The film begins at the birthday celebration of family patriarch Joachim (Albrecht Schoenhals). Much of Joachim’s family is on-hand for the feast, which includes a multi-course dinner and even some live music courtesy of the younger von Essenebecks. The family is at odds though. Joachim hates Hitler, as does his son, Herbert (Umberto Orsini), who is a Communist. Not everyone agrees; Joachim’s boorish nephew, Konstantin (Reinhold Koldehoff) is a member of SA brownshirts and wants to take control of the steel company. But Joachim has split the company in his will with Konstantin getting the company but with grandson Martin (Helmut Berger), receiving enough stocks to control the direction of things.
We first see Martin, son of Sophie (Ingrid Thulin) and Joachim’s son who was killed during World War I, performing in drag as Marlene Dietrich during the party. There is something off about Martin and we soon hear him molesting one of Herbert’s young daughters during a game of hide and seek. Martin isn’t particularly interested in the company, but he is thrust into the intrigue upon the arrival of Friedrich Bruckmann (Dirk Bogarde), Sophie’s secret lover who has designs on capturing the steel company for himself.
This is a twisty plot with lots of characters and Visconti takes his time making all the relationships clear. As the party unfolds, we learn of a dastardly plan hatched by Friedrich and his friend, Wolf von Aschenbach (Helmut Griem), a duplicitous Nazi who will help expediate the family’s downfall. Setting the party on February 27, 1933 is auspicious since this is the date the German Reichstag burned down, the event Hitler used to consolidate power by convincing President Paul von Hindenburg to suspend many constitutional rights such as freedoms of speech and the press and the right to assemble. The night ends with Friedrich and Wolf murdering Joachim and pinning the killing on Herbert.
As the remaining von Essenbecks scramble to gain control of the steel company, Visconti focuses on Martin and his aberrant behavior. Other films have posited repressed homosexuality as a key ingredient in the rise of Nazism, but the openly gay Visconti instead presents us with Martin as the perfect Nazi, a pedophiliac mother’s boy who literally ends up fucking his own mother.
The key scene in The Damned is modeled on truth, the massacre known as the Night of Long Knives. In late June 1934, a group of SA brownshirts gathered in Bad Wiessee, sent by Hitler for a holiday. Shot before Visconti even had completed the shooting script for the film, the dreamlike sequence may feel separate from the rest of the picture, but its historical gravitas informs what is happening inside Manse von Essenbeck. The men arrive at the rustic town to swim naked, sing and drink. They all get wasted. Some dress in drag and dance. Then they pair off and stagger away, presumably to fuck. But then a cadre of SS troops arrive and slaughter the SA members, allowing Friedrich the chance to kill Konstantin with a gun made by von Essenbeck steel.

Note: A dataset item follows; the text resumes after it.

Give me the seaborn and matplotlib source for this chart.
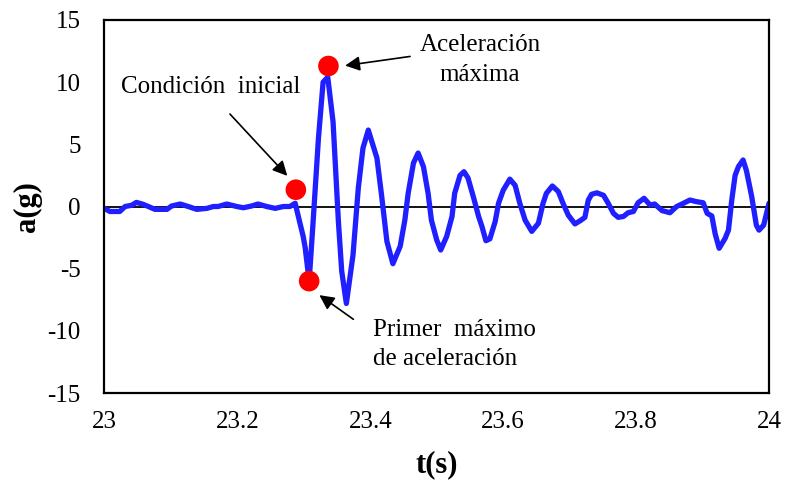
import matplotlib
matplotlib.use("Agg")
import matplotlib.pyplot as plt
import seaborn as sns
import pandas as pd

# ---- data ----
t_s = [23.000, 23.008, 23.023, 23.031, 23.041, 23.048, 23.058, 23.066, 23.076, 23.094,
       23.101, 23.114, 23.126, 23.139, 23.154, 23.164, 23.171, 23.184, 23.199, 23.209,
       23.222, 23.231, 23.244, 23.257, 23.269, 23.279, 23.287, 23.294, 23.299, 23.302,
       23.308, 23.314, 23.322, 23.329, 23.336, 23.344, 23.352, 23.357, 23.364, 23.374,
       23.382, 23.389, 23.397, 23.410, 23.417, 23.425, 23.434, 23.445, 23.452, 23.457,
       23.465, 23.472, 23.480, 23.487, 23.492, 23.500, 23.506, 23.515, 23.523, 23.527,
       23.535, 23.541, 23.547, 23.555, 23.563, 23.568, 23.574, 23.580, 23.588, 23.593,
       23.600, 23.610, 23.618, 23.625, 23.633, 23.643, 23.653, 23.660, 23.665, 23.674,
       23.683, 23.690, 23.698, 23.708, 23.716, 23.723, 23.728, 23.733, 23.741, 23.751,
       23.758, 23.766, 23.773, 23.781, 23.788, 23.796, 23.803, 23.812, 23.821, 23.828,
       23.839, 23.851, 23.861, 23.869, 23.881, 23.891, 23.901, 23.907, 23.914, 23.919,
       23.925, 23.934, 23.939, 23.944, 23.949, 23.954, 23.961, 23.966, 23.974, 23.981,
       23.985, 23.992, 24.000]
a_g = [-0.15, -0.4, -0.4, 0.0, 0.1, 0.33, 0.18, 0.0, -0.23, -0.23,
       0.04, 0.2, 0.0, -0.23, -0.15, 0.0, 0.0, 0.2, 0.0, -0.1,
       0.05, 0.2, 0.0, -0.15, 0.0, 0.0, 0.26, -1.3, -2.4, -3.3,
       -6.0, -1.2, 5.5, 10.0, 10.4, 6.8, -1.2, -5.2, -7.8, -3.9,
       1.5, 4.7, 6.15, 3.9, 0.9, -2.8, -4.6, -3.2, -1.1, 1.06,
       3.5, 4.3, 3.2, 1.06, -1.1, -2.7, -3.5, -2.4, -0.8, 1.06,
       2.5, 2.8, 2.3, 0.8, -0.8, -1.6, -2.75, -2.6, -1.2, 0.26,
       1.3, 2.2, 1.7, 0.26, -1.1, -2.0, -1.35, 0.26, 1.06, 1.65,
       1.2, 0.26, -0.7, -1.4, -1.14, -0.87, 0.5, 0.98, 1.1, 0.9,
       0.26, -0.55, -0.87, -0.8, -0.5, -0.4, 0.3, 0.66, 0.12, 0.2,
       -0.33, -0.5, 0.0, 0.2, 0.52, 0.39, 0.3, -0.55, -0.76, -2.2,
       -3.36, -2.56, -1.9, 0.52, 2.5, 3.2, 3.74, 2.9, 0.8, -1.5,
       -1.9, -1.5, 0.26]

point_t = [23.288, 23.308, 23.337]
point_a = [1.35, -6.0, 11.3]

x_ticks = [23, 23.2, 23.4, 23.6, 23.8, 24]
y_ticks = [-15, -10, -5, 0, 5, 10, 15]

df = pd.DataFrame({"t": t_s, "a": a_g})
pts = pd.DataFrame({"t": point_t, "a": point_a})

sns.set_style("white")
plt.rcParams["font.family"] = ["Liberation Serif", "DejaVu Serif"]
plt.rcParams["text.color"] = "black"
plt.rcParams["axes.labelcolor"] = "black"

fig = plt.figure(figsize=(7.85, 4.83), dpi=100)
ax = fig.add_axes([0.1331, 0.1863, 0.8465, 0.7723])

ax.axhline(0, color="black", lw=1.3, zorder=1)
sns.lineplot(data=df, x="t", y="a", ax=ax, color="#1f1fff", lw=3.8,
             sort=False, estimator=None, zorder=2,
             solid_joinstyle="round", solid_capstyle="round")
sns.scatterplot(data=pts, x="t", y="a", ax=ax, color="#ff0000", s=220,
                edgecolor="none", zorder=3)

ax.set_xlim(23, 24)
ax.set_ylim(-15, 15)
ax.set_xticks(x_ticks)
ax.set_xticklabels(["23", "23.2", "23.4", "23.6", "23.8", "24"])
ax.set_yticks(y_ticks)
ax.set_yticklabels([str(v) for v in y_ticks])
ax.tick_params(axis="both", length=0, labelsize=18, colors="black")
ax.tick_params(axis="x", pad=13)
ax.tick_params(axis="y", pad=17)
for s in ax.spines.values():
    s.set_color("black")
    s.set_linewidth(1.6)

ax.set_xlabel("t(s)", fontsize=22, fontweight="bold", labelpad=12, color="black")
ax.set_ylabel("a(g)", fontsize=22, fontweight="bold", labelpad=4, color="black")

arrow = dict(arrowstyle="-|>", color="black", lw=1.2, mutation_scale=22)
ax.annotate("Condición  inicial", xy=(23.279, 2.2), xytext=(23.16, 9.6),
            fontsize=18, ha="center", va="center", color="black")
ax.annotate("", xy=(23.278, 2.3), xytext=(23.186, 7.6), arrowprops=arrow)

ax.text(23.565, 13.0, "Aceleración", fontsize=18, ha="center", va="center", color="black")
ax.text(23.565, 10.6, "máxima", fontsize=18, ha="center", va="center", color="black")
ax.annotate("", xy=(23.358, 11.3), xytext=(23.464, 12.1), arrowprops=arrow)

ax.text(23.404, -9.9, "Primer  máximo", fontsize=18, ha="left", va="center", color="black")
ax.text(23.404, -12.3, "de aceleración", fontsize=18, ha="left", va="center", color="black")
ax.annotate("", xy=(23.320, -7.0), xytext=(23.378, -9.2), arrowprops=arrow)

fig.savefig("out.png", dpi=100)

As Martin gains more power, he pushes aside his corrupt proclivities and takes his place in the Nazi Party. The film ends like it begins – at a party. But Friedrich and Sophie’s wedding is no celebration. The guests turn it into a bacchanal, but in contrast to the SA fantasia, this is an orgy condoned by the SS, one where bodies are going through the motions with no passion or feeling. Martin, egged on by Wolf, then commits an act that frees him both from Sophie and his own desires. Martin is finally stripped bare, the former pervert made clean. The perfect Nazi.